Records from a data collection

- - - -

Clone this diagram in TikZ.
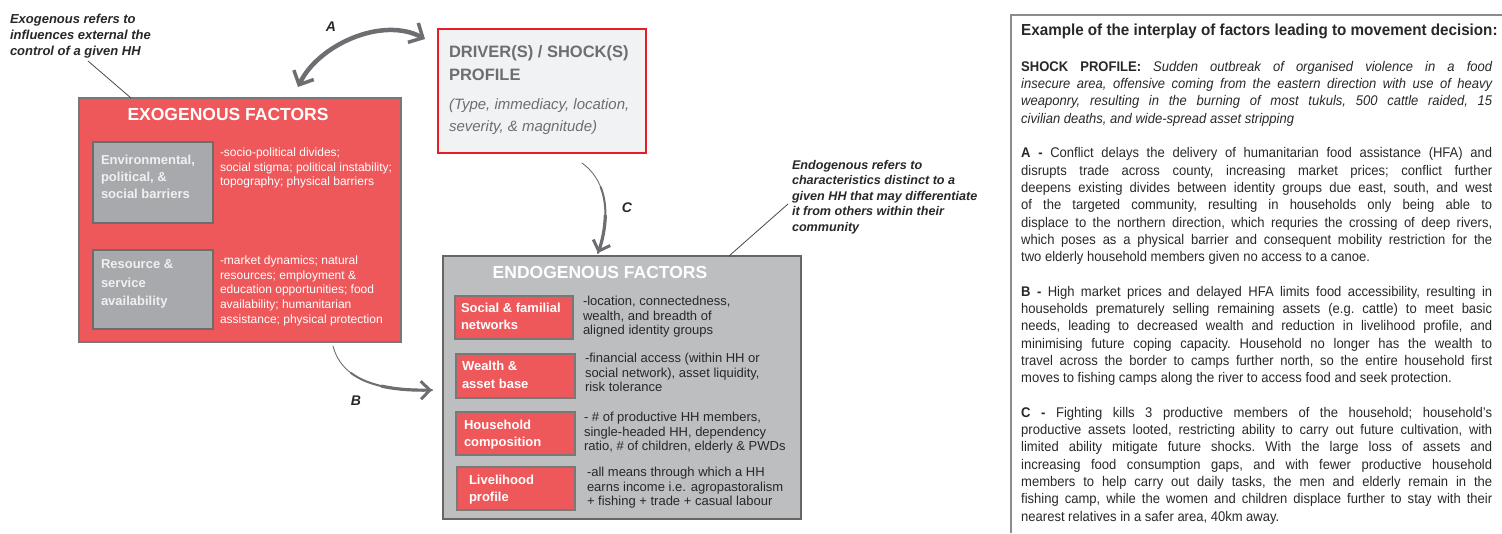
\documentclass[tikz,border=0pt]{standalone}
\usepackage{fontspec}
\setmainfont{Liberation Sans}
\newfontfamily\narrow[FakeStretch=0.93]{Liberation Sans}
\newfontfamily\narrowtitle[FakeStretch=0.95]{Liberation Sans}
\usetikzlibrary{arrows.meta}
\definecolor{redf}{RGB}{238,88,90}
\definecolor{greyin}{RGB}{167,169,172}
\definecolor{greyendo}{RGB}{188,190,192}
\definecolor{drvfill}{RGB}{241,242,244}
\definecolor{drvred}{RGB}{232,28,36}
\definecolor{drvtxt}{RGB}{109,110,113}
\definecolor{arrowgrey}{RGB}{109,110,113}
\definecolor{darktxt}{RGB}{40,40,40}
\definecolor{boxline}{RGB}{120,120,120}
\definecolor{lighttxt}{RGB}{240,240,241}
\definecolor{panelline}{RGB}{138,140,142}
\begin{document}
\begin{tikzpicture}[x=1pt,y=-1pt,
  boxn/.style={anchor=north west,inner sep=0pt,outer sep=0pt,draw=boxline,line width=1.2pt},
  txt/.style={anchor=north west,inner sep=0pt,outer sep=0pt,align=left},
  note/.style={txt,text=darktxt,font=\bfseries\itshape\fontsize{13}{16}\selectfont},
  subhead/.style={txt,text=white,font=\bfseries\fontsize{13}{17}\selectfont},
  exotxt/.style={txt,text=white,font=\fontsize{12}{14.6}\selectfont},
  endotxt/.style={txt,text=darktxt,font=\fontsize{13}{14.4}\selectfont},
  bigarrow/.style={draw=arrowgrey,line width=4.5pt,line cap=round},
  tiparrow/.style={draw=arrowgrey,line cap=round},
  headtip/.style={-{Straight Barb[length=9pt,width=18pt,line width=3pt]}},
  lbl/.style={inner sep=0pt,text=darktxt,font=\bfseries\itshape\fontsize{14}{16}\selectfont},
  leader/.style={draw=darktxt!85,line width=0.8pt}
]
\useasboundingbox (0,0) rectangle (1502,533);

% ---------- Exogenous ----------
\node[note] (exonote) at (10,14) {Exogenous refers to\\influences external the\\control of a given HH};
\node[boxn,fill=redf,minimum width=322pt,minimum height=244pt] (exo) at (79,98) {};
\node[inner sep=0pt,text=white,font=\bfseries\fontsize{17.5}{20}\selectfont] (exotitle) at (228,114) {EXOGENOUS FACTORS};
\node[boxn,fill=greyin,draw=boxline!90!black,minimum width=120pt,minimum height=81pt] (env) at (93,142) {};
\node[subhead,text=lighttxt] (envtxt) at (101,155) {Environmental,\\political, \&\\social barriers};
\node[exotxt] (envdesc) at (220,148) {-socio-political divides;\\social stigma; political instability;\\topography; physical barriers};
\node[boxn,fill=greyin,draw=boxline!90!black,minimum width=120pt,minimum height=79pt] (res) at (93,250) {};
\node[subhead,text=lighttxt,font=\bfseries\fontsize{13}{18.3}\selectfont] (restxt) at (101,260) {Resource \&\\service\\availability};
\node[exotxt] (resdesc) at (220,256) {-market dynamics; natural\\resources; employment \&\\education opportunities; food\\availability; humanitarian\\assistance; physical protection};
\coordinate (exonoteEnd) at (88,61);
\draw[leader] (exonoteEnd) -- (131,98);

% ---------- Driver ----------
\node[boxn,fill=drvfill,draw=drvred,line width=2.4pt,minimum width=208pt,minimum height=124pt] (drv) at (438,29) {};
\node[txt,text=drvtxt,font=\bfseries\fontsize{16.5}{23}\selectfont] (drvtitle) at (449,45.5) {DRIVER(S) / SHOCK(S)\\PROFILE};
\node[txt,text=drvtxt,font=\itshape\fontsize{15}{22}\selectfont] (drvsub) at (449,99) {(Type, immediacy, location,\\severity, \& magnitude)};

% ---------- Endogenous ----------
\node[note,font=\bfseries\itshape\fontsize{12.6}{15.5}\selectfont] (endonote) at (792,160) {Endogenous refers to\\characteristics distinct to a\\given HH that may differentiate\\it from others within their\\community};
\node[boxn,fill=greyendo,draw=boxline!85!black,minimum width=358pt,minimum height=263pt] (endo) at (443,256) {};
\node[inner sep=0pt,text=white,font=\bfseries\fontsize{17.5}{20}\selectfont] (endotitle) at (600,272) {ENDOGENOUS FACTORS};
\coordinate (endonoteEnd) at (788,204);
\draw[leader] (729,256) -- (endonoteEnd);

\node[boxn,fill=redf,minimum width=118pt,minimum height=43pt] (s1) at (455,296) {};
\node[subhead] (s1t) at (461,303) {Social \& familial\\networks};
\node[endotxt] (s1d) at (583,296.5) {-location, connectedness,\\wealth, and breadth of\\aligned identity groups};

\node[boxn,fill=redf,minimum width=119pt,minimum height=44pt] (s2) at (456,354) {};
\node[subhead,font=\bfseries\fontsize{13}{18}\selectfont] (s2t) at (462,361) {Wealth \&\\asset base};
\node[endotxt] (s2d) at (585,353.5) {-financial access (within HH or\\social network), asset liquidity,\\risk tolerance};

\node[boxn,fill=redf,minimum width=119pt,minimum height=43pt] (s3) at (456,412) {};
\node[subhead] (s3t) at (464,420) {Household\\composition};
\node[endotxt] (s3d) at (584,412.5) {- \# of productive HH members,\\single-headed HH, dependency\\ratio, \# of children, elderly \& PWDs};

\node[boxn,fill=redf,minimum width=118pt,minimum height=43pt] (s4) at (457,467) {};
\node[subhead] (s4t) at (469,475.5) {Livelihood\\profile};
\node[endotxt] (s4d) at (587,467.5) {-all means through which a HH\\earns income i.e. agropastoralism\\+ fishing + trade + casual labour};

% ---------- Arrows ----------
\coordinate (aL) at (298,87);
\coordinate (aR) at (425,39);
\draw[bigarrow,{Straight Barb[length=11pt,width=22pt,line width=3.5pt]}-{Straight Barb[length=11pt,width=22pt,line width=3.5pt]}]
  (aL) .. controls (318,45) and (382,16) .. (aR);
\node[lbl] (lblA) at (331,27) {A};

% C: tapered (sub-curves of one cubic)
\coordinate (cS) at (582,163);
\coordinate (cM1) at (600.6,186.9);
\coordinate (cM2) at (605.3,215.6);
\coordinate (cE) at (598,253);
\draw[tiparrow,line width=0.9pt] (cS) .. controls (612,185) and (608,225) .. (cE);
\draw[tiparrow,line width=2pt] (cM1) .. controls (609.1,207.9) and (605,233.4) .. (cE);
\draw[tiparrow,line width=3.2pt,headtip] (cM2) .. controls (605.0,228.7) and (602,241.8) .. (cE);
\node[lbl] (lblC) at (627,208) {C};

% B: tapered
\coordinate (bS) at (333,346);
\coordinate (bM1) at (350.9,372.9);
\coordinate (bM2) at (381.9,386.2);
\coordinate (bE) at (432,390);
\draw[tiparrow,line width=0.9pt] (bS) .. controls (343,385) and (390,391) .. (bE);
\draw[tiparrow,line width=2pt] (bM1) .. controls (370.8,388.0) and (402.6,390.7) .. (bE);
\draw[tiparrow,line width=3.2pt,headtip] (bM2) .. controls (397.6,389.7) and (415.2,390.4) .. (bE);
\node[lbl] (lblB) at (356,401) {B};

% ---------- Right panel ----------
\coordinate (pTL) at (1011,15);
\draw[draw=panelline,line width=1.5pt] (1502,15) -- (pTL) -- (1011,533);
\node[anchor=west,inner sep=0pt,text=darktxt,font=\narrowtitle\bfseries\fontsize{16}{19}\selectfont] (ptitle) at (1021,31) {Example of the interplay of factors leading to movement decision:};
\node[anchor=north west,inner sep=0pt,text width=471pt,align=justify,text=darktxt,font=\narrow\fontsize{14}{17.3}\selectfont] (ptext) at (1021,61) {%
\setlength{\parindent}{0pt}\setlength{\parskip}{17.3pt}\tolerance=10000\hyphenpenalty=10000\emergencystretch=20pt\frenchspacing
\textbf{SHOCK PROFILE:} \textit{Sudden outbreak of organised violence in a food\linebreak
insecure area, offensive coming from the eastern direction with use of heavy\linebreak
weaponry, resulting in the burning of most tukuls, 500 cattle raided, 15\linebreak
civilian deaths, and wide-spread asset stripping}\par
\textbf{A -} Conflict delays the delivery of humanitarian food assistance (HFA) and\linebreak
disrupts trade across county, increasing market prices; conflict further\linebreak
deepens existing divides between identity groups due east, south, and west\linebreak
of the targeted community, resulting in households only being able to\linebreak
displace to the northern direction, which requries the crossing of deep rivers,\linebreak
which poses as a physical barrier and consequent mobility restriction for the\linebreak
two elderly household members given no access to a canoe.\par
\textbf{B -} High market prices and delayed HFA limits food accessibility, resulting in\linebreak
households prematurely selling remaining assets (e.g. cattle) to meet basic\linebreak
needs, leading to decreased wealth and reduction in livelihood profile, and\linebreak
minimising future coping capacity. Household no longer has the wealth to\linebreak
travel across the border to camps further north, so the entire household first\linebreak
moves to fishing camps along the river to access food and seek protection.\par
\textbf{C -} Fighting kills 3 productive members of the household; household’s\linebreak
productive assets looted, restricting ability to carry out future cultivation, with\linebreak
limited ability mitigate future shocks. With the large loss of assets and\linebreak
increasing food consumption gaps, and with fewer productive household\linebreak
members to help carry out daily tasks, the men and elderly remain in the\linebreak
fishing camp, while the women and children displace further to stay with their\linebreak
nearest relatives in a safer area, 40km away.\par};
\end{tikzpicture}
\end{document}
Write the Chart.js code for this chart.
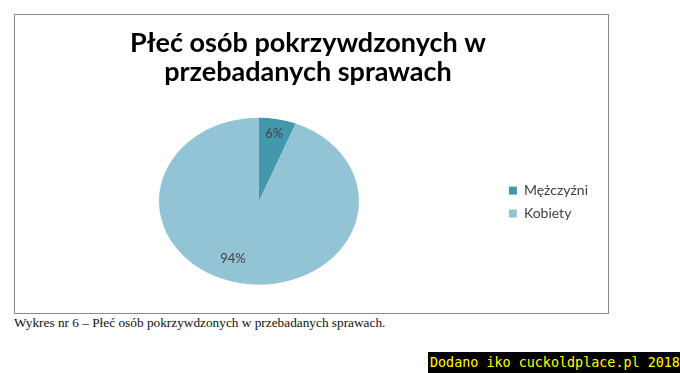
<!DOCTYPE html>
<html lang="pl">
<head>
<meta charset="utf-8">
<script src="https://cdn.jsdelivr.net/npm/chart.js@4"></script>
<style>
  html, body { margin: 0; padding: 0; background: #fff; }
  body { width: 680px; height: 373px; position: relative; overflow: hidden; }
  #box { position: absolute; left: 14px; top: 14px; width: 593px; height: 298px; border: 1px solid #8a8a8a; }
  #chartWrap { position: absolute; left: 0; top: 0; width: 593px; height: 298px; }
  #caption { position: absolute; left: 14px; top: 315px; font-family: "Liberation Serif", serif; font-size: 13.3px; color: #111; white-space: nowrap; }
  #mark { position: absolute; left: 428px; top: 352px; width: 252px; height: 21px; background: #000; color: #ffff00;
          font-family: "DejaVu Sans Mono", monospace; font-size: 13.4px; line-height: 21px; padding-left: 2px; box-sizing: border-box; white-space: nowrap; }
</style>
</head>
<body>
<div id="box">
  <div id="chartWrap"><canvas id="pieChart"></canvas></div>
</div>
<div id="caption">Wykres nr 6 – Płeć osób pokrzywdzonych w przebadanych sprawach.</div>
<div id="mark">Dodano iko cuckoldplace.pl 2018</div>

<script>
// Dane wykresu
const labels = ['Mężczyźni', 'Kobiety'];
const values = [6, 94];
const colors = ['#4398ae', '#93c4d5'];
const titleLines = ['Płeć osób pokrzywdzonych w', 'przebadanych sprawach'];

// spłaszczenie koła w elipsę (jak w Excelu)
const ySquash = 0.835;
const labelRadius = [0.82, 0.74];
const labelAngleShift = [0, 0.17];

const ellipsePlugin = {
    id: 'ellipse',
    beforeDatasetsDraw(chart) {
        const arc = chart.getDatasetMeta(0).data[0];
        const c = chart.ctx;
        c.save();
        c.translate(arc.x, arc.y);
        c.scale(1, ySquash);
        c.translate(-arc.x, -arc.y);
    },
    afterDatasetsDraw(chart) {
        chart.ctx.restore();
        // etykiety procentowe
        const c = chart.ctx;
        const total = values.reduce((a, b) => a + b, 0);
        chart.getDatasetMeta(0).data.forEach((arc, i) => {
            const mid = (arc.startAngle + arc.endAngle) / 2 + labelAngleShift[i];
            const r = arc.outerRadius * labelRadius[i];
            const x = arc.x + Math.cos(mid) * r;
            const y = arc.y + Math.sin(mid) * r * ySquash;
            c.save();
            c.font = '13px Lato, "Open Sans", sans-serif';
            c.fillStyle = '#404040';
            c.textAlign = 'center';
            c.textBaseline = 'middle';
            c.fillText(Math.round(values[i] / total * 100) + '%', x, y);
            c.restore();
        });
    }
};

const ctx = document.getElementById('pieChart').getContext('2d');
new Chart(ctx, {
    type: 'pie',
    data: {
        labels,
        datasets: [{
            data: values,
            backgroundColor: colors,
            borderWidth: 0
        }]
    },
    options: {
        responsive: true,
        maintainAspectRatio: false,
        animation: false,
        radius: 100,
        layout: { padding: { left: 3, right: 10, top: 8, bottom: 3 } },
        plugins: {
            title: {
                display: true,
                text: titleLines,
                color: '#000',
                font: { family: 'Lato, "Open Sans", sans-serif', size: 27, weight: 'bold', lineHeight: 1.08 },
                padding: { top: 6, bottom: 5 }
            },
            legend: {
                position: 'right',
                title: {
                    display: true,
                    text: ' ',
                    font: { size: 1 },
                    padding: { top: 35, bottom: 35 }
                },
                labels: {
                    boxWidth: 8,
                    boxHeight: 8,
                    padding: 9,
                    color: '#404040',
                    font: { family: 'Lato, "Open Sans", sans-serif', size: 14 }
                }
            },
            tooltip: { enabled: false }
        }
    },
    plugins: [ellipsePlugin]
});
</script>
</body>
</html>
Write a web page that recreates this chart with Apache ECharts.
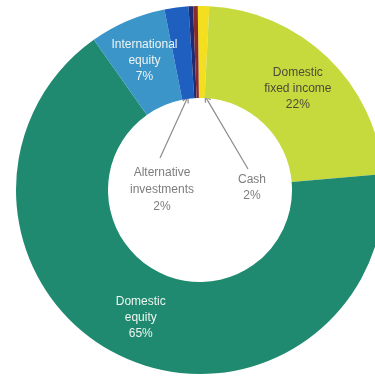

- - - -

- WHAT TO WORK ON:
Reproduce the records above from their first line to the line bearing "(0,0) rectangle (1502,533);", both ends included, leaving every picture out.

- COMPLETE RESPONSE:
Clone this diagram in TikZ.
\documentclass[tikz,border=0pt]{standalone}
\usepackage{fontspec}
\setmainfont{Liberation Sans}
\newfontfamily\narrow[FakeStretch=0.93]{Liberation Sans}
\newfontfamily\narrowtitle[FakeStretch=0.95]{Liberation Sans}
\usetikzlibrary{arrows.meta}
\definecolor{redf}{RGB}{238,88,90}
\definecolor{greyin}{RGB}{167,169,172}
\definecolor{greyendo}{RGB}{188,190,192}
\definecolor{drvfill}{RGB}{241,242,244}
\definecolor{drvred}{RGB}{232,28,36}
\definecolor{drvtxt}{RGB}{109,110,113}
\definecolor{arrowgrey}{RGB}{109,110,113}
\definecolor{darktxt}{RGB}{40,40,40}
\definecolor{boxline}{RGB}{120,120,120}
\definecolor{lighttxt}{RGB}{240,240,241}
\definecolor{panelline}{RGB}{138,140,142}
\begin{document}
\begin{tikzpicture}[x=1pt,y=-1pt,
  boxn/.style={anchor=north west,inner sep=0pt,outer sep=0pt,draw=boxline,line width=1.2pt},
  txt/.style={anchor=north west,inner sep=0pt,outer sep=0pt,align=left},
  note/.style={txt,text=darktxt,font=\bfseries\itshape\fontsize{13}{16}\selectfont},
  subhead/.style={txt,text=white,font=\bfseries\fontsize{13}{17}\selectfont},
  exotxt/.style={txt,text=white,font=\fontsize{12}{14.6}\selectfont},
  endotxt/.style={txt,text=darktxt,font=\fontsize{13}{14.4}\selectfont},
  bigarrow/.style={draw=arrowgrey,line width=4.5pt,line cap=round},
  tiparrow/.style={draw=arrowgrey,line cap=round},
  headtip/.style={-{Straight Barb[length=9pt,width=18pt,line width=3pt]}},
  lbl/.style={inner sep=0pt,text=darktxt,font=\bfseries\itshape\fontsize{14}{16}\selectfont},
  leader/.style={draw=darktxt!85,line width=0.8pt}
]
\useasboundingbox (0,0) rectangle (1502,533);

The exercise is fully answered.